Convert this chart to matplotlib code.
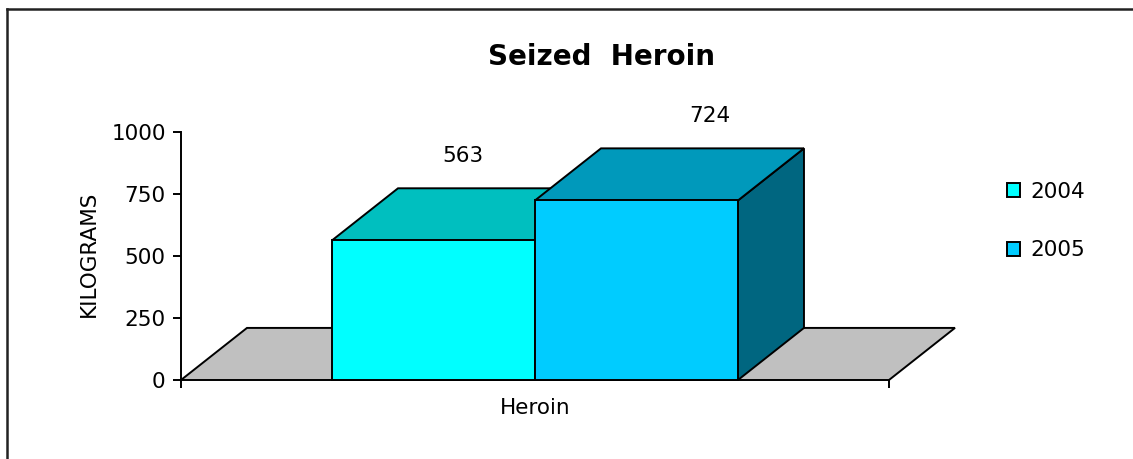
import matplotlib
matplotlib.use('Agg')
import matplotlib.pyplot as plt
from matplotlib.patches import Polygon, Patch
from matplotlib.lines import Line2D

# seized heroin, kilograms
years = ['2004', '2005']
kilograms = [563, 724]
category = 'Heroin'

front_colors = ['#00FFFF', '#00CCFF']
top_colors = ['#00BFBF', '#0099BB']
side_colors = ['#009999', '#006680']

plt.rcParams['font.family'] = ['DejaVu Sans']
fs = 15.5

fig = plt.figure(figsize=(11.33, 4.59), dpi=100)
W, H = 1133.0, 459.0
ax = fig.add_axes([181 / W, 1 - 380 / H, 708 / W, 248 / H])

# fake 3d depth (x in axis units, z in kilograms)
dx = 0.0932
dz = 210

ax.set_xlim(0, 1)
ax.set_ylim(0, 1000)

# floor
floor = Polygon([(0, 0), (1, 0), (1 + dx, dz), (dx, dz)], closed=True,
                facecolor='#C0C0C0', edgecolor='black', lw=1.4,
                clip_on=False, zorder=1)
ax.add_patch(floor)

w = 0.2867
lefts = [0.5 - w, 0.5]
label_shift = [(-4, 58), (40, 58)]

for i in range(len(years)):
    x0 = lefts[i]
    x1 = x0 + w
    v = kilograms[i]
    z = 2 + i * 3
    side = Polygon([(x1, 0), (x1 + dx, dz), (x1 + dx, v + dz), (x1, v)],
                   facecolor=side_colors[i], edgecolor='black', lw=1.4,
                   clip_on=False, zorder=z)
    top = Polygon([(x0, v), (x1, v), (x1 + dx, v + dz), (x0 + dx, v + dz)],
                  facecolor=top_colors[i], edgecolor='black', lw=1.4,
                  clip_on=False, zorder=z + 1)
    ax.add_patch(side)
    ax.add_patch(top)
    ax.bar(x0, v, w, align='edge', color=front_colors[i], edgecolor='black',
           lw=1.4, clip_on=False, zorder=z + 2)
    ax.annotate(str(v), xy=(x0 + w / 2 + dx / 2, v + dz / 2),
                xytext=label_shift[i], textcoords='offset pixels',
                ha='center', va='center', fontsize=fs, zorder=20,
                annotation_clip=False)

for s in ['top', 'right', 'bottom']:
    ax.spines[s].set_visible(False)
ax.spines['left'].set_linewidth(1.4)
ax.spines['left'].set_zorder(10)
ax.patch.set_visible(False)

ax.set_yticks([0, 250, 500, 750, 1000])
ax.tick_params(axis='y', direction='out', length=6, width=1.4, pad=5,
               labelsize=fs)
ax.set_xticks([0, 1])
ax.set_xticklabels(['', ''])
ax.set_xticks([0.5], minor=True)
ax.set_xticklabels([category], minor=True)
ax.tick_params(axis='x', which='major', direction='out', length=6, width=1.4)
ax.tick_params(axis='x', which='minor', length=0, pad=13, labelsize=fs)

ax.set_ylabel('KILOGRAMS', fontsize=fs)
ax.yaxis.set_label_coords(-0.116, 0.51)

fig.text(602 / W, 1 - 57 / H, 'Seized  Heroin', fontsize=20,
         fontweight='bold', ha='center', va='center')

handles = [Patch(facecolor=front_colors[i], edgecolor='black', lw=1.4)
           for i in range(len(years))]
fig.legend(handles, years, loc='center left',
           bbox_to_anchor=(1007 / W, 1 - 221 / H), frameon=False,
           fontsize=fs, handlelength=0.62, handleheight=0.62,
           handletextpad=0.45, labelspacing=1.8, borderpad=0,
           borderaxespad=0)

# outer frame, left and top edges only
fig.add_artist(Line2D([7 / W, 7 / W], [0, 1 - 9 / H], color='#222222', lw=1.8))
fig.add_artist(Line2D([7 / W, 1], [1 - 9 / H, 1 - 9 / H], color='#222222', lw=1.8))

fig.savefig('out.png', dpi=100)
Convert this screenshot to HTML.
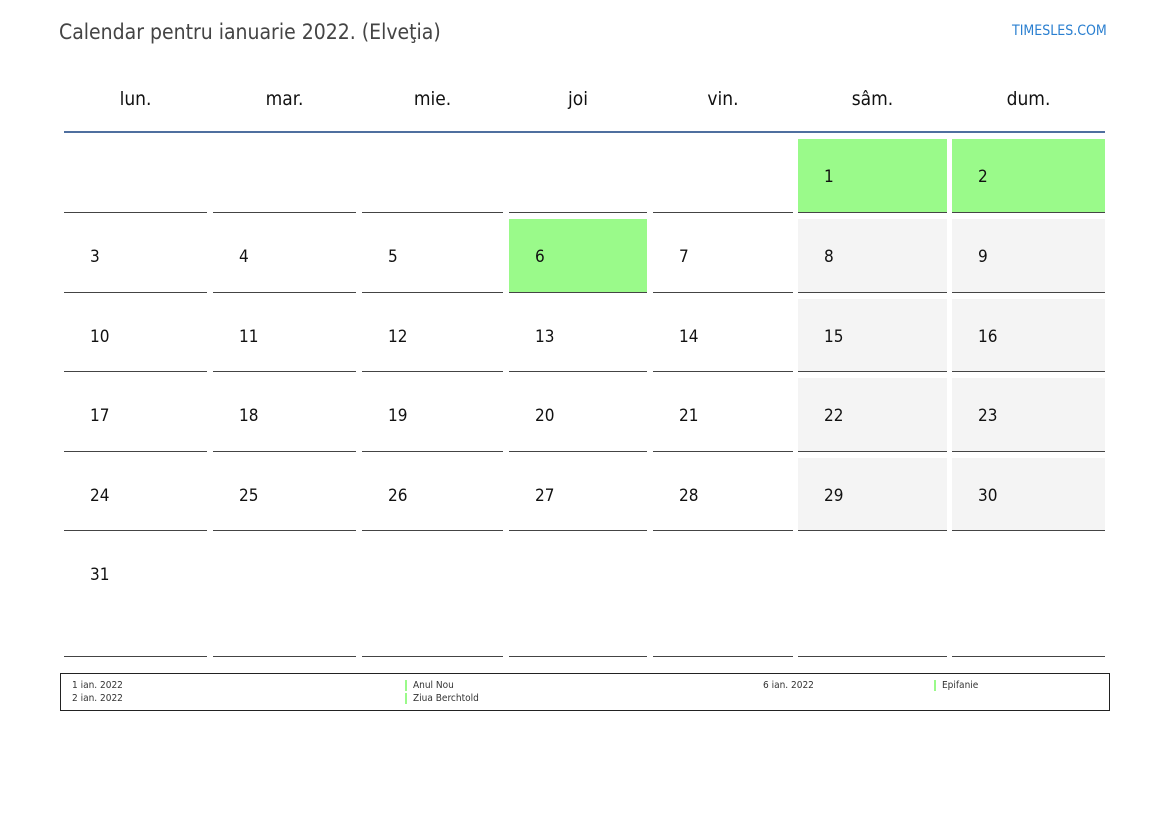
<!DOCTYPE html>
<html><head><meta charset="utf-8"><style>
body{margin:0;width:1169px;height:827px;background:#fff;font-family:"DejaVu Sans Condensed","DejaVu Sans","Liberation Sans",sans-serif;font-stretch:condensed;position:relative;overflow:hidden}
.a{position:absolute}
.h{position:absolute;top:88px;font-size:19px;color:#111;text-align:center}
.c{position:absolute;border-bottom:1.5px solid #444}
.n{position:absolute;font-size:17px;color:#111}
.f{position:absolute;font-size:10px;color:#333}
</style></head><body>
<div class="a" style="left:59px;top:20px;font-size:21px;color:#444">Calendar pentru ianuarie 2022. (Elveţia)</div>
<div class="a" style="left:1012px;top:23px;font-size:14px;color:#2a7fd0">TIMESLES.COM</div>
<div class="a" style="left:64px;top:131px;width:1041px;height:2px;background:#4f6f9f"></div>
<div id="g"></div>
<div class="a" style="left:60px;top:673px;width:1048px;height:36px;border:1.5px solid #222"></div>
<div class="f" style="left:72px;top:680px">1 ian. 2022</div>
<div class="f" style="left:72px;top:693px">2 ian. 2022</div>
<div class="a" style="left:405px;top:680px;width:2px;height:11px;background:#9afa8a"></div>
<div class="a" style="left:405px;top:693px;width:2px;height:11px;background:#9afa8a"></div>
<div class="f" style="left:413px;top:680px">Anul Nou</div>
<div class="f" style="left:413px;top:693px">Ziua Berchtold</div>
<div class="f" style="left:763px;top:680px">6 ian. 2022</div>
<div class="a" style="left:934px;top:680px;width:2px;height:11px;background:#9afa8a"></div>
<div class="f" style="left:942px;top:680px">Epifanie</div>
<script>
var cx=[64,213,362,509,653,798,952],ce=[207,356,503,647,793,947,1105];
var names=["lun.","mar.","mie.","joi","vin.","sâm.","dum."];
var rb=[213,293,372,452,531,657],rt=[139,219,299,378,458,537];
var h="";
for(var i=0;i<7;i++)h+='<div class="h" style="left:'+cx[i]+'px;width:'+(ce[i]-cx[i])+'px">'+names[i]+'</div>';
for(var r=0;r<6;r++)for(var c=0;c<7;c++){
 var d=r*7+c-4;
 var bg="transparent";
 if(d>=1&&d<=31){ if(d==1||d==2||d==6)bg="#9afa8a"; else if(c>=5)bg="#f4f4f4";}
 h+='<div class="c" style="left:'+cx[c]+'px;width:'+(ce[c]-cx[c])+'px;top:'+rt[r]+'px;height:'+(rb[r]-rt[r]-1)+'px;background:'+bg+'"></div>';
 if(d>=1&&d<=31){var cy=(r==5)?576:(rt[r]+rb[r])/2+2;h+='<div class="n" style="left:'+(cx[c]+26)+'px;top:'+(cy-11)+'px">'+d+'</div>';}
}
document.getElementById("g").innerHTML=h;
</script>
</body></html>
=-=-=-=-=
Return the material word for word. Pictures are not part of the copy.

Convert this chart to matplotlib code.
import matplotlib
matplotlib.use('Agg')
import matplotlib.pyplot as plt
from matplotlib.patches import Polygon, Patch
from matplotlib.lines import Line2D

# seized heroin, kilograms
years = ['2004', '2005']
kilograms = [563, 724]
category = 'Heroin'

front_colors = ['#00FFFF', '#00CCFF']
top_colors = ['#00BFBF', '#0099BB']
side_colors = ['#009999', '#006680']

plt.rcParams['font.family'] = ['DejaVu Sans']
fs = 15.5

fig = plt.figure(figsize=(11.33, 4.59), dpi=100)
W, H = 1133.0, 459.0
ax = fig.add_axes([181 / W, 1 - 380 / H, 708 / W, 248 / H])

# fake 3d depth (x in axis units, z in kilograms)
dx = 0.0932
dz = 210

ax.set_xlim(0, 1)
ax.set_ylim(0, 1000)

# floor
floor = Polygon([(0, 0), (1, 0), (1 + dx, dz), (dx, dz)], closed=True,
                facecolor='#C0C0C0', edgecolor='black', lw=1.4,
                clip_on=False, zorder=1)
ax.add_patch(floor)

w = 0.2867
lefts = [0.5 - w, 0.5]
label_shift = [(-4, 58), (40, 58)]

for i in range(len(years)):
    x0 = lefts[i]
    x1 = x0 + w
    v = kilograms[i]
    z = 2 + i * 3
    side = Polygon([(x1, 0), (x1 + dx, dz), (x1 + dx, v + dz), (x1, v)],
                   facecolor=side_colors[i], edgecolor='black', lw=1.4,
                   clip_on=False, zorder=z)
    top = Polygon([(x0, v), (x1, v), (x1 + dx, v + dz), (x0 + dx, v + dz)],
                  facecolor=top_colors[i], edgecolor='black', lw=1.4,
                  clip_on=False, zorder=z + 1)
    ax.add_patch(side)
    ax.add_patch(top)
    ax.bar(x0, v, w, align='edge', color=front_colors[i], edgecolor='black',
           lw=1.4, clip_on=False, zorder=z + 2)
    ax.annotate(str(v), xy=(x0 + w / 2 + dx / 2, v + dz / 2),
                xytext=label_shift[i], textcoords='offset pixels',
                ha='center', va='center', fontsize=fs, zorder=20,
                annotation_clip=False)

for s in ['top', 'right', 'bottom']:
    ax.spines[s].set_visible(False)
ax.spines['left'].set_linewidth(1.4)
ax.spines['left'].set_zorder(10)
ax.patch.set_visible(False)

ax.set_yticks([0, 250, 500, 750, 1000])
ax.tick_params(axis='y', direction='out', length=6, width=1.4, pad=5,
               labelsize=fs)
ax.set_xticks([0, 1])
ax.set_xticklabels(['', ''])
ax.set_xticks([0.5], minor=True)
ax.set_xticklabels([category], minor=True)
ax.tick_params(axis='x', which='major', direction='out', length=6, width=1.4)
ax.tick_params(axis='x', which='minor', length=0, pad=13, labelsize=fs)

ax.set_ylabel('KILOGRAMS', fontsize=fs)
ax.yaxis.set_label_coords(-0.116, 0.51)

fig.text(602 / W, 1 - 57 / H, 'Seized  Heroin', fontsize=20,
         fontweight='bold', ha='center', va='center')

handles = [Patch(facecolor=front_colors[i], edgecolor='black', lw=1.4)
           for i in range(len(years))]
fig.legend(handles, years, loc='center left',
           bbox_to_anchor=(1007 / W, 1 - 221 / H), frameon=False,
           fontsize=fs, handlelength=0.62, handleheight=0.62,
           handletextpad=0.45, labelspacing=1.8, borderpad=0,
           borderaxespad=0)

# outer frame, left and top edges only
fig.add_artist(Line2D([7 / W, 7 / W], [0, 1 - 9 / H], color='#222222', lw=1.8))
fig.add_artist(Line2D([7 / W, 1], [1 - 9 / H, 1 - 9 / H], color='#222222', lw=1.8))

fig.savefig('out.png', dpi=100)
Convert this screenshot to HTML.
<!DOCTYPE html>
<html><head><meta charset="utf-8"><style>
body{margin:0;width:1169px;height:827px;background:#fff;font-family:"DejaVu Sans Condensed","DejaVu Sans","Liberation Sans",sans-serif;font-stretch:condensed;position:relative;overflow:hidden}
.a{position:absolute}
.h{position:absolute;top:88px;font-size:19px;color:#111;text-align:center}
.c{position:absolute;border-bottom:1.5px solid #444}
.n{position:absolute;font-size:17px;color:#111}
.f{position:absolute;font-size:10px;color:#333}
</style></head><body>
<div class="a" style="left:59px;top:20px;font-size:21px;color:#444">Calendar pentru ianuarie 2022. (Elveţia)</div>
<div class="a" style="left:1012px;top:23px;font-size:14px;color:#2a7fd0">TIMESLES.COM</div>
<div class="a" style="left:64px;top:131px;width:1041px;height:2px;background:#4f6f9f"></div>
<div id="g"></div>
<div class="a" style="left:60px;top:673px;width:1048px;height:36px;border:1.5px solid #222"></div>
<div class="f" style="left:72px;top:680px">1 ian. 2022</div>
<div class="f" style="left:72px;top:693px">2 ian. 2022</div>
<div class="a" style="left:405px;top:680px;width:2px;height:11px;background:#9afa8a"></div>
<div class="a" style="left:405px;top:693px;width:2px;height:11px;background:#9afa8a"></div>
<div class="f" style="left:413px;top:680px">Anul Nou</div>
<div class="f" style="left:413px;top:693px">Ziua Berchtold</div>
<div class="f" style="left:763px;top:680px">6 ian. 2022</div>
<div class="a" style="left:934px;top:680px;width:2px;height:11px;background:#9afa8a"></div>
<div class="f" style="left:942px;top:680px">Epifanie</div>
<script>
var cx=[64,213,362,509,653,798,952],ce=[207,356,503,647,793,947,1105];
var names=["lun.","mar.","mie.","joi","vin.","sâm.","dum."];
var rb=[213,293,372,452,531,657],rt=[139,219,299,378,458,537];
var h="";
for(var i=0;i<7;i++)h+='<div class="h" style="left:'+cx[i]+'px;width:'+(ce[i]-cx[i])+'px">'+names[i]+'</div>';
for(var r=0;r<6;r++)for(var c=0;c<7;c++){
 var d=r*7+c-4;
 var bg="transparent";
 if(d>=1&&d<=31){ if(d==1||d==2||d==6)bg="#9afa8a"; else if(c>=5)bg="#f4f4f4";}
 h+='<div class="c" style="left:'+cx[c]+'px;width:'+(ce[c]-cx[c])+'px;top:'+rt[r]+'px;height:'+(rb[r]-rt[r]-1)+'px;background:'+bg+'"></div>';
 if(d>=1&&d<=31){var cy=(r==5)?576:(rt[r]+rb[r])/2+2;h+='<div class="n" style="left:'+(cx[c]+26)+'px;top:'+(cy-11)+'px">'+d+'</div>';}
}
document.getElementById("g").innerHTML=h;
</script>
</body></html>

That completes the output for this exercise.